The Institute of Risk Management defines risk as the combination of the probability of an event and its consequences (ISO/IEC Guide 73)15. This definition also refers to the fact that an uncertainty must have a consequence and therefore a context in order for it to be classed as a risk. The association of project managers (APM) define risk as “an uncertain event or condition that, if it occurred, would have a positive or negative effect on at least one project objective” (APM Body of Knowledge, 2004). This definition mentions that a risk can have both a positive and a negative effect. The idea that there are both positive and negative aspects to risk is fairly modern and before 1997 all risk management standards only saw risks as a threat. However since then risk management has been increasingly recognised as having to address both positive and negative aspects of risks.16

Hubbard (2009) defines risk management as the identification, assessment, and prioritization of risks followed by coordinated and economical application of resources to minimize, monitor, and control the probability and/or impact of unfortunate events.17 Figure 1.0 The Risk Management Process (Adapted from APM PRAM Guide 2004) Figure 1.0 shows a general risk management process. According to Dallas (2006) the risk management process is an iterative process, which means that it is a progressive management style which has a culture of continuous improvement.18 Therefore it is important to monitor and review risks regularly throughout a project or within a business. The reason for this is because the internal and external factors that influence risk are constantly changing so it is important that you constantly identify and monitor new risks that may occur.

The first stage of the risk management process is initiation. According to P. Langley this stage involves confirming the project objectives, identifying any constraints or assumptions and performing a stakeholder analysis to help identify any risks associated with them. This is also the time to decide what tools and techniques will be used to measure and manage the risks for example setting impact scales (personal communication, risk and value slides week 4, Monday 19th October 2009).
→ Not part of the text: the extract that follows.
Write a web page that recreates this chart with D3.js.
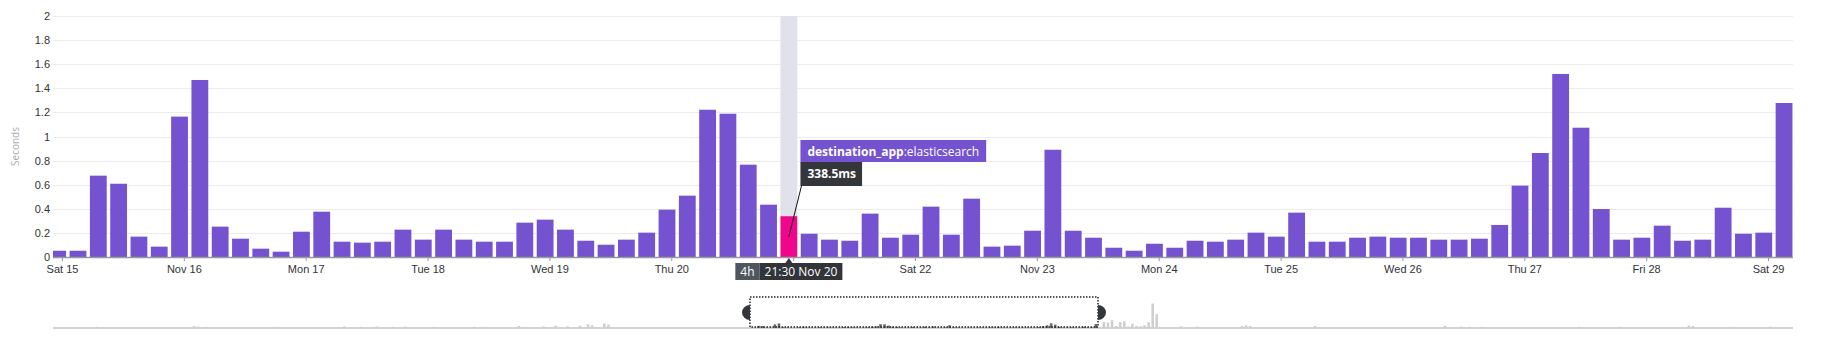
<!DOCTYPE html>
<html>
<head>
<meta charset="utf-8">
<script src="https://cdn.jsdelivr.net/npm/d3@7"></script>
<style>
  html, body { margin: 0; padding: 0; background: #fff; }
  svg { display: block; font-family: "Open Sans", "Noto Sans", sans-serif; }
</style>
</head>
<body>
<svg id="chart" width="1822" height="343"></svg>
<script>
// Average latency (seconds) per 4-hour bucket, destination_app:elasticsearch
const firstBucket = "2014-11-14T21:30";
const bucketHours = 4;
const latency = [
  0.052, 0.052, 0.675, 0.608, 0.169, 0.086,
  1.165, 1.469, 0.252, 0.152, 0.069, 0.044,
  0.210, 0.376, 0.127, 0.119, 0.127, 0.227,
  0.144, 0.227, 0.144, 0.127, 0.127, 0.285,
  0.310, 0.227, 0.135, 0.102, 0.144, 0.202,
  0.393, 0.509, 1.222, 1.189, 0.766, 0.434,
  0.3385, 0.193, 0.144, 0.135, 0.360, 0.160,
  0.185, 0.418, 0.185, 0.484, 0.086, 0.094,
  0.218, 0.890, 0.218, 0.160, 0.077, 0.052,
  0.110, 0.077, 0.135, 0.127, 0.144, 0.202,
  0.169, 0.368, 0.127, 0.127, 0.160, 0.169,
  0.160, 0.160, 0.144, 0.144, 0.152, 0.266,
  0.592, 0.863, 1.519, 1.073, 0.398, 0.144,
  0.160, 0.260, 0.135, 0.144, 0.409, 0.193,
  0.202, 1.278
];

// Hovered bucket and its tooltip
const hoverBucket = "2014-11-20T21:30";
const hoverValueLabel = "338.5ms";
const hoverTimeLabel = "21:30 Nov 20";
const rollupLabel = "4h";
const tagKey = "destination_app";
const tagValue = "elasticsearch";

// Axes
const yTicks = [0, 0.2, 0.4, 0.6, 0.8, 1, 1.2, 1.4, 1.6, 1.8, 2];
const yTickLabels = ["0", "0.2", "0.4", "0.6", "0.8", "1", "1.2", "1.4", "1.6", "1.8", "2"];
const yTitle = "Seconds";
const dayTicks = ["2014-11-15", "2014-11-16", "2014-11-17", "2014-11-18", "2014-11-19",
  "2014-11-20", "2014-11-21", "2014-11-22", "2014-11-23", "2014-11-24", "2014-11-25",
  "2014-11-26", "2014-11-27", "2014-11-28", "2014-11-29"];
const dayTickLabels = ["Sat 15", "Nov 16", "Mon 17", "Tue 18", "Wed 19", "Thu 20", "Fri 21",
  "Sat 22", "Nov 23", "Mon 24", "Tue 25", "Wed 26", "Thu 27", "Fri 28", "Sat 29"];

// Visible window and the overview (navigator) range
const viewDomain = ["2014-11-14T22:14", "2014-11-29T04:55"];
const overviewDomain = ["2014-10-17T07:53", "2014-12-27T17:18"];

// Overview buckets outside the visible window (seconds); unlisted buckets are empty
const overviewEarlier = [
  ["2014-10-19T01:30", 0.40], ["2014-10-19T09:30", 0.30], ["2014-10-23T01:30", 0.60],
  ["2014-10-23T05:30", 0.45], ["2014-10-23T13:30", 0.35], ["2014-10-23T21:30", 0.30],
  ["2014-10-26T09:30", 0.35], ["2014-10-26T13:30", 0.30], ["2014-10-29T05:30", 0.50],
  ["2014-10-29T21:30", 0.40], ["2014-10-30T13:30", 0.50], ["2014-10-31T05:30", 0.40],
  ["2014-10-31T17:30", 0.45], ["2014-11-01T21:30", 0.35], ["2014-11-02T05:30", 0.30],
  ["2014-11-03T13:30", 0.40], ["2014-11-03T21:30", 0.35], ["2014-11-05T09:30", 0.65],
  ["2014-11-06T09:30", 0.50], ["2014-11-06T21:30", 0.70], ["2014-11-07T09:30", 0.55],
  ["2014-11-07T21:30", 0.80], ["2014-11-08T05:30", 1.20], ["2014-11-08T09:30", 0.90],
  ["2014-11-08T21:30", 1.50], ["2014-11-09T01:30", 1.10], ["2014-11-11T13:30", 0.30],
  ["2014-11-13T05:30", 0.30]
];
const overviewLater = [
  ["2014-11-29T09:30", 1.95], ["2014-11-29T13:30", 1.73], ["2014-11-29T17:30", 2.50],
  ["2014-11-29T21:30", 0.65], ["2014-11-30T01:30", 1.95], ["2014-11-30T05:30", 2.18],
  ["2014-11-30T09:30", 0.50], ["2014-11-30T13:30", 1.40], ["2014-11-30T17:30", 0.65],
  ["2014-11-30T21:30", 0.55], ["2014-12-01T01:30", 0.88], ["2014-12-01T05:30", 1.86],
  ["2014-12-01T09:30", 7.90], ["2014-12-01T13:30", 4.46], ["2014-12-01T17:30", 0.33],
  ["2014-12-02T13:30", 0.55], ["2014-12-03T05:30", 0.45], ["2014-12-04T09:30", 0.30],
  ["2014-12-05T01:30", 0.60], ["2014-12-05T05:30", 0.90], ["2014-12-05T09:30", 0.60],
  ["2014-12-07T01:30", 0.25], ["2014-12-08T01:30", 0.65], ["2014-12-09T09:30", 0.30],
  ["2014-12-09T21:30", 0.30], ["2014-12-10T21:30", 0.30], ["2014-12-11T05:30", 0.30],
  ["2014-12-12T05:30", 0.25], ["2014-12-12T17:30", 0.25], ["2014-12-13T09:30", 0.70],
  ["2014-12-14T01:30", 0.45], ["2014-12-14T09:30", 0.40], ["2014-12-14T21:30", 0.35],
  ["2014-12-16T09:30", 0.30], ["2014-12-16T21:30", 0.30], ["2014-12-18T21:30", 0.40],
  ["2014-12-20T13:30", 0.40], ["2014-12-23T09:30", 0.80], ["2014-12-23T13:30", 0.60],
  ["2014-12-24T13:30", 0.30], ["2014-12-25T05:30", 0.35], ["2014-12-25T21:30", 0.30],
  ["2014-12-26T17:30", 0.45]
];

const parse = d3.timeParse("%Y-%m-%dT%H:%M");
const parseDay = d3.timeParse("%Y-%m-%d");
const start = parse(firstBucket);
const buckets = latency.map((v, i) => ({ t: d3.timeHour.offset(start, i * bucketHours), v }));
const hoverT = parse(hoverBucket);

const plot = { left: 53, right: 1793, top: 16, bottom: 257 };
const nav = { left: 53, right: 1793, top: 297, bottom: 328 };

const svg = d3.select("#chart");

const x = d3.scaleTime().domain(viewDomain.map(parse)).range([plot.left, plot.right]);
const y = d3.scaleLinear().domain([0, 2]).range([plot.bottom, plot.top]);

// clip for bars that straddle the window edge
svg.append("defs").append("clipPath").attr("id", "plotClip")
  .append("rect").attr("x", plot.left).attr("y", 0)
  .attr("width", plot.right - plot.left).attr("height", plot.bottom);

// grid
svg.append("g").selectAll("line").data(yTicks).join("line")
  .attr("x1", plot.left).attr("x2", plot.right)
  .attr("y1", d => Math.round(y(d)) + 0.5).attr("y2", d => Math.round(y(d)) + 0.5)
  .attr("stroke", "#ececec").attr("stroke-width", 1);

// y axis
const yAxis = svg.append("g").attr("transform", `translate(${plot.left},0)`)
  .call(d3.axisLeft(y).tickValues(yTicks).tickFormat((d, i) => yTickLabels[i]).tickSize(0).tickPadding(3));
yAxis.select(".domain").remove();
yAxis.selectAll("text").attr("fill", "#333").attr("font-size", 11);

svg.append("text")
  .attr("transform", `translate(19,${(plot.top + plot.bottom) / 2 + 10}) rotate(-90)`)
  .attr("text-anchor", "middle").attr("font-size", 10).attr("fill", "#aaa")
  .text(yTitle);

const barW = t => x(d3.timeHour.offset(t, bucketHours)) - x(t) - 3.5;

// hover band
const hv = buckets.find(b => +b.t === +hoverT).v;
svg.append("rect")
  .attr("x", x(hoverT)).attr("y", plot.top)
  .attr("width", barW(hoverT))
  .attr("height", y(hv) - plot.top)
  .attr("fill", "#e0e1ea");

// bars
svg.append("g").attr("clip-path", "url(#plotClip)")
  .selectAll("rect").data(buckets).join("rect")
  .attr("x", d => x(d.t)).attr("y", d => y(d.v))
  .attr("width", d => barW(d.t)).attr("height", d => y(0) - y(d.v))
  .attr("fill", d => +d.t === +hoverT ? "#f0068c" : "#7452d0");

// x axis
const xAxis = svg.append("g").attr("transform", `translate(0,${plot.bottom})`)
  .call(d3.axisBottom(x).tickValues(dayTicks.map(parseDay))
    .tickFormat((d, i) => dayTickLabels[i]).tickSize(4).tickPadding(4));
xAxis.select(".domain").remove();
xAxis.selectAll(".tick line").attr("stroke", "#999");
xAxis.selectAll("text").attr("fill", "#333").attr("font-size", 11);
svg.append("line")
  .attr("x1", plot.left).attr("x2", plot.right)
  .attr("y1", plot.bottom + 0.5).attr("y2", plot.bottom + 0.5)
  .attr("stroke", "#999").attr("stroke-width", 1.5);

// tooltip
const hx = x(hoverT);
const hw = barW(hoverT);
const hcx = hx + hw / 2;
const tipX = hx + 20, tipY = 140;
const tipFont = 12;

const tagG = svg.append("g");
const tagRect = tagG.append("rect").attr("x", tipX).attr("y", tipY).attr("height", 22).attr("fill", "#7452d0");
const tagText = tagG.append("text").attr("x", tipX + 7).attr("y", tipY + 15.5)
  .attr("font-size", tipFont).attr("fill", "#fff");
tagText.append("tspan").attr("font-weight", 700).text(tagKey);
tagText.append("tspan").text(":" + tagValue);
tagRect.attr("width", tagText.node().getComputedTextLength() + 14);

const valG = svg.append("g");
const valRect = valG.append("rect").attr("x", tipX).attr("y", tipY + 22).attr("height", 24).attr("fill", "#33373c");
const valText = valG.append("text").attr("x", tipX + 7).attr("y", tipY + 38)
  .attr("font-size", tipFont).attr("font-weight", 700).attr("fill", "#fff").text(hoverValueLabel);
valRect.attr("width", valText.node().getComputedTextLength() + 13);

svg.append("line")
  .attr("x1", tipX + 1).attr("y1", tipY + 46)
  .attr("x2", hcx).attr("y2", (y(hv) + y(0)) / 2)
  .attr("stroke", "#111").attr("stroke-width", 1);

// hovered time label on the x axis
const lblY = 263, lblH = 17;
const lblG = svg.append("g");
const rollRect = lblG.append("rect").attr("y", lblY).attr("height", lblH).attr("fill", "#50565d");
const timeRect = lblG.append("rect").attr("y", lblY).attr("height", lblH).attr("fill", "#31353a");
const rollText = lblG.append("text").attr("y", lblY + 13).attr("font-size", tipFont).attr("fill", "#fff").text(rollupLabel);
const timeText = lblG.append("text").attr("y", lblY + 13).attr("font-size", tipFont).attr("fill", "#fff").text(hoverTimeLabel);
const rw = rollText.node().getComputedTextLength() + 10;
const tw = timeText.node().getComputedTextLength() + 10;
const lx = hcx - (rw + tw) / 2;
rollRect.attr("x", lx).attr("width", rw);
timeRect.attr("x", lx + rw).attr("width", tw);
rollText.attr("x", lx + 5);
timeText.attr("x", lx + rw + 5);
lblG.append("path")
  .attr("d", `M${hcx - 3.5},${lblY} L${hcx},${plot.bottom + 1} L${hcx + 3.5},${lblY} Z`)
  .attr("fill", "#31353a");

// day labels sitting under the hover label are hidden while it shows
xAxis.selectAll(".tick text").each(function () {
  const b = this.getBBox();
  const tx = this.parentNode.transform.baseVal.consolidate().matrix.e;
  const l = tx + b.x, r = l + b.width;
  if (r > lx && l < lx + rw + tw) d3.select(this).attr("display", "none");
});

// overview strip
const nx = d3.scaleTime().domain(overviewDomain.map(parse)).range([nav.left, nav.right]);
const ny = d3.scaleLinear().domain([0, 10]).range([nav.bottom, nav.top]);
const navW = t => Math.max(1, nx(d3.timeHour.offset(t, bucketHours)) - nx(t) - 1.5);
const outside = overviewEarlier.concat(overviewLater).map(([t, v]) => ({ t: parse(t), v }));

svg.append("line")
  .attr("x1", nav.left).attr("x2", nav.right)
  .attr("y1", nav.bottom).attr("y2", nav.bottom)
  .attr("stroke", "#c4c4c4").attr("stroke-width", 1.5);

svg.append("g").selectAll("rect").data(outside).join("rect")
  .attr("x", d => nx(d.t)).attr("y", d => ny(d.v))
  .attr("width", d => navW(d.t)).attr("height", d => ny(0) - ny(d.v))
  .attr("fill", "#cfcfcf");

svg.append("g").selectAll("rect").data(buckets).join("rect")
  .attr("x", d => nx(d.t)).attr("y", d => ny(d.v))
  .attr("width", d => navW(d.t)).attr("height", d => ny(0) - ny(d.v))
  .attr("fill", "#666");

// selected window
const [vx0, vx1] = viewDomain.map(parse).map(nx);
svg.append("rect")
  .attr("x", vx0).attr("y", nav.top).attr("width", vx1 - vx0).attr("height", nav.bottom - nav.top - 1)
  .attr("fill", "none").attr("stroke", "#222").attr("stroke-width", 1.5)
  .attr("stroke-dasharray", "1.5,1.5");

const hy = 312.5, hr = 8, hry = 7.5;
svg.append("path")
  .attr("d", `M${vx0},${hy - hry} A${hr},${hry} 0 0 0 ${vx0},${hy + hry} Z`)
  .attr("fill", "#33373c");
svg.append("path")
  .attr("d", `M${vx1},${hy - hry} A${hr},${hry} 0 0 1 ${vx1},${hy + hry} Z`)
  .attr("fill", "#33373c");
</script>
</body>
</html>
The next two stages of the risk management process are the Identification and Assessment stage. According to Smith (2008) these two stages involve creative techniques such as brainstorming to identify the risks associated with the project and then the analysis of these risks to work out the likelihood and impact. Using tools and techniques such as a Risk Matrix helps to prioritise risks by using a scale (usually 1= low risk 5= very high risk) to measure the likelihood and impact of the risk. This provides a qualitative method for measuring risks so they can be prioritised and managed accordingly (Dallas, 2006).

Once the risks have been identified and assessed the correct response to each risk is then planned paying close attention to higher level risks. Lock (2007) suggests that a way of avoiding the risk without compromising the project objectives must first be sought out. However, if there is no way of avoiding the risk then mitigation strategies must be established along with contingency plans in case the risk becomes an issue.19 These planned responses must then be implemented with immediate effect to increase the chance of delivering a successful project.